Tourism demand or consumption is very complex process. The demand process is influenced by many internal and external variables, such as money and time constraints, social stimuli, media influences, destination image. Researchers make explanations about tourism demand in the form of the notions of consumption from different points of view. According to Sinclair and Stabler (1997) , demand and expenditure on tourism have been investigated by a wide variety of economic studies, focusing on the effect of income, prices and information. On the other hand, Pearce (1995: 18) saw demand in a broader behavioural concept ‘in terms of the relationship between an individuals motivation to travel and their ability to do so’. He also described the tourist demand as ‘discreationary, episodic, future-oriented, dynamic, socially-influenced and evolving’. In contrast, Hall and Page (1999: 51) argue that, ‘geographers view demand in a uniquely spatial manner’.

Furthermore, Cooper et al. (2005;53) summarizes the factors which influences the demand process:

1- Energizers of demand. These are the forces and influences (or personal push factors ) that collectively create the motivation to travel or go on holiday, or initiate the demand process.

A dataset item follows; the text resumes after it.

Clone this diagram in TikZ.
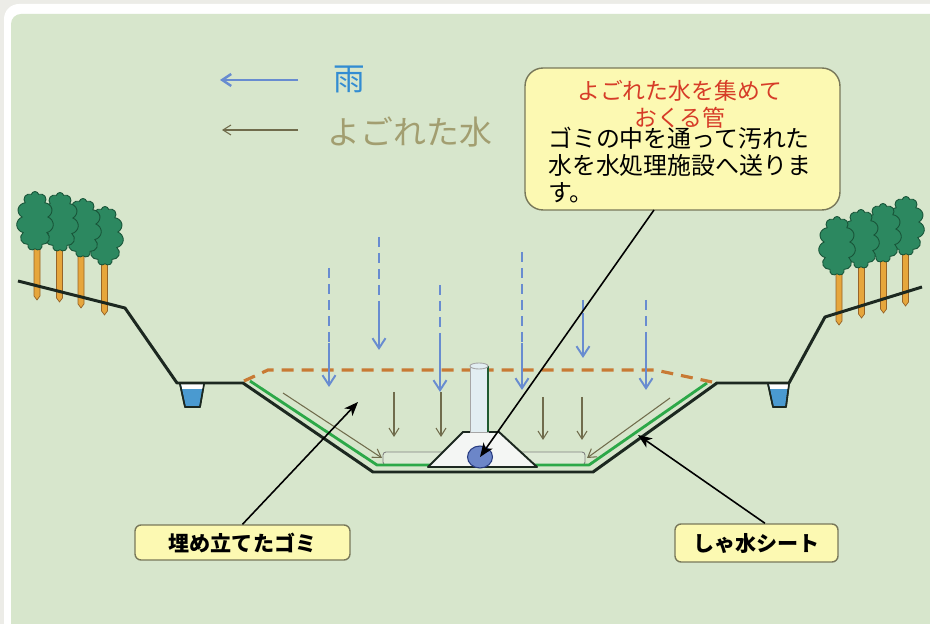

2- Effectors of demand. The information search /evaluation process and subsequent purchase decision is influenced by the tourist’s knowledge and perceptions of particular places, destinations or experiences. These are sometimes referred to as destinational ‘pull’factors which lead the tourist to making particular travel choices. 3- Filteres/determinants of demand. A variety of economic, social and demographic

factors determine particular choices or ‘filter out’ inappropriate products. These include: mobility; employment and income; paid holiday entitlement; education levels; and age, gender, race and stage in family life cycle. In addition, choice may be determined by intangible, pschographic variables, such as attitudes, values and lifestyle.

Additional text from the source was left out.